The Bride: Lakshmi Bharadwaj on playing Vidula
In Girish Karnad’s Wedding Album, I play Vidula Nadkarni, the vivacious and somewhat scatterbrained youngest daughter of a middle class Saraswat Brahmin family from Dharwad. At the beginning of the play, Vidula’s marriage is being fixed with Ashwin, who lives in the US. They have never met but have tried to get to know each other over Skype and phone calls. Ashwin is coming to India soon. They will meet briefly and then, if they like each other, they will be married, while Ashwin is still in India.
Vidula Nadkarni’s character is central to the play and easy to identify with because she is so human. She could be any girl - 20 something and about to get married. She is friendly and absent-minded, a doting daughter and the apple of the eye of the Nadkarnis. The dynamic that Vidula shares with her parents and siblings is very similar to my own, which is why I identify with her so much.
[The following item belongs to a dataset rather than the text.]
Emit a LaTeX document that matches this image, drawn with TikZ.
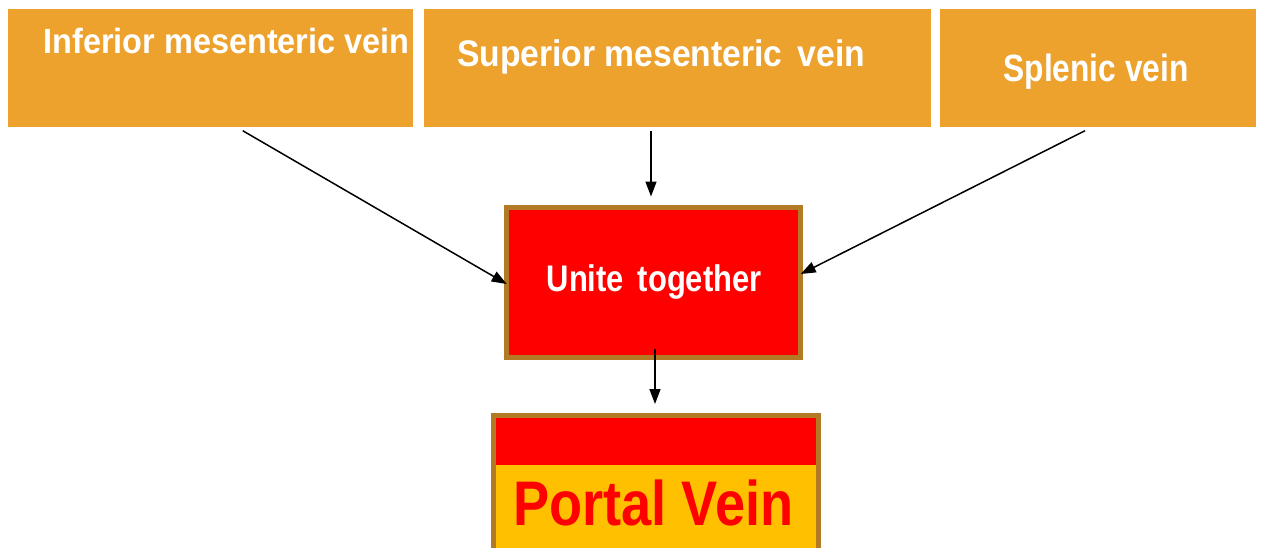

In fact, being of “marriageable age” myself, I relate to the anxieties that Vidula faces in the Wedding Album.
All the characters in Wedding Album are multidimensional and complex. Vidula is no exception. She is not just a face. She has her secrets, she has her insecurities. She defines herself on her own terms. She can be exasperating one moment, and dissolve in a fit of giggles, the next. She is a girl who is trying to be modern in an evolving world. Her background is conventional, but she is trying to move past that and see things differently.
When I wrote her character sketch and thought in depth about Vidula, I could see how vulnerable and authentic she was. In watching her story unfold, you are sure to laugh at her silly jokes and sympathize with her predicaments. The truth, and the beauty of Vidula’s life lies in those moments.